**Problem to work on**
Look through the listing below and give the number of lines that hold "chart". Say nothing more.

**Data**
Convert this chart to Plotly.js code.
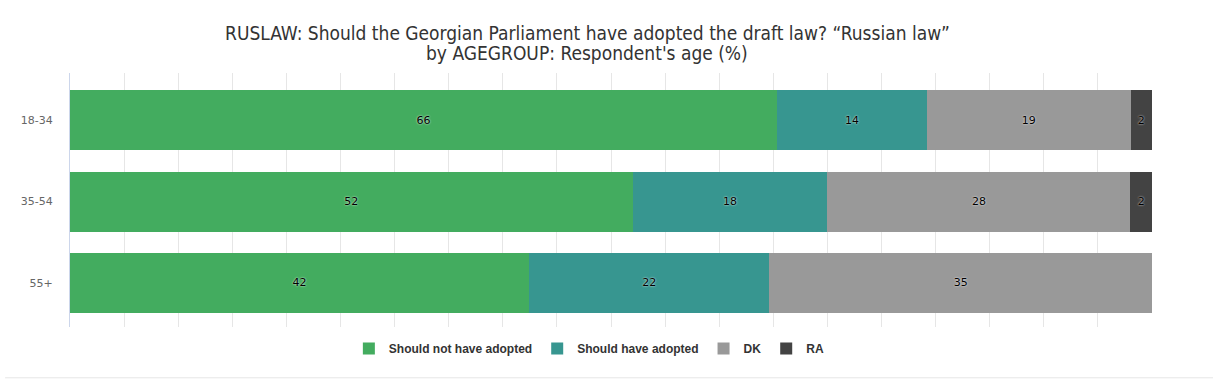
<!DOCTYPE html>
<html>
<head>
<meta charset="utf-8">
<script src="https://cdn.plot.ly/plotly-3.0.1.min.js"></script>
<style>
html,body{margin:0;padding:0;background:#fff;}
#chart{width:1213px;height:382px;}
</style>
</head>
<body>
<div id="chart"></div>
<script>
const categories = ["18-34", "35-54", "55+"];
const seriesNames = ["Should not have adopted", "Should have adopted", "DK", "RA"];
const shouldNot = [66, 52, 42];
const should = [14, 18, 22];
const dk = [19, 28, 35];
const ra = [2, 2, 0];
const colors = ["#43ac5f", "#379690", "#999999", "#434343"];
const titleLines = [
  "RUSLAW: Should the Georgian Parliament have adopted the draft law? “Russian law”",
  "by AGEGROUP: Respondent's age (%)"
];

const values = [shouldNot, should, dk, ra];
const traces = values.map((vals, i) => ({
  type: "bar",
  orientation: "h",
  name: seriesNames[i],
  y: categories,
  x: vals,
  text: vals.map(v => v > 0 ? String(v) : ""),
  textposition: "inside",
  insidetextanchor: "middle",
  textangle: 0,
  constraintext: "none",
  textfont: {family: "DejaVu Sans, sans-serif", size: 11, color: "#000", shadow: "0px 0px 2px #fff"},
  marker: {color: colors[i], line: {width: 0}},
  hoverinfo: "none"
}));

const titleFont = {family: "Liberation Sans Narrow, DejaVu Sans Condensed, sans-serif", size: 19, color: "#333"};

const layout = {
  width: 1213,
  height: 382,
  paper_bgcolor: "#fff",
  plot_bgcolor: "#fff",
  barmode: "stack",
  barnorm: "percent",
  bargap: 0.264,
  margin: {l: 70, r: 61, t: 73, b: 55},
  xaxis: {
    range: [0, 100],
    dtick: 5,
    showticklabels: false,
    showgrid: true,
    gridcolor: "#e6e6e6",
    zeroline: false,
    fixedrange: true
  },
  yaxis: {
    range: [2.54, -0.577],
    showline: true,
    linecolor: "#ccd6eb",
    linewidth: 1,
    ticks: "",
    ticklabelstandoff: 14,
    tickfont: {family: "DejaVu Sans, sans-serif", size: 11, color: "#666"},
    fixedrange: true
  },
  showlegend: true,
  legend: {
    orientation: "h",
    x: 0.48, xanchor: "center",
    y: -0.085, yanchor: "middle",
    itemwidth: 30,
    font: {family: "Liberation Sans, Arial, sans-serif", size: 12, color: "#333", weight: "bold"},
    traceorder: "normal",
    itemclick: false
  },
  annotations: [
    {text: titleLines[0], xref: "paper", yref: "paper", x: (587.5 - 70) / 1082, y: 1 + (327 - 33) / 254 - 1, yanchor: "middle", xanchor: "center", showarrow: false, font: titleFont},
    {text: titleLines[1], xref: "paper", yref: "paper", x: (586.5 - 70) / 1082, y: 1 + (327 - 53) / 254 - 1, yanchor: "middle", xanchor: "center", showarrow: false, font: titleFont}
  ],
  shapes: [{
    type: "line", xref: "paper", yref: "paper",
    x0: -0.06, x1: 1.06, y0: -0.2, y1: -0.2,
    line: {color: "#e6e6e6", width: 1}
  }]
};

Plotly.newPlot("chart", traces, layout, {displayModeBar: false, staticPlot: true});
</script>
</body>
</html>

**Result of the exercise**
4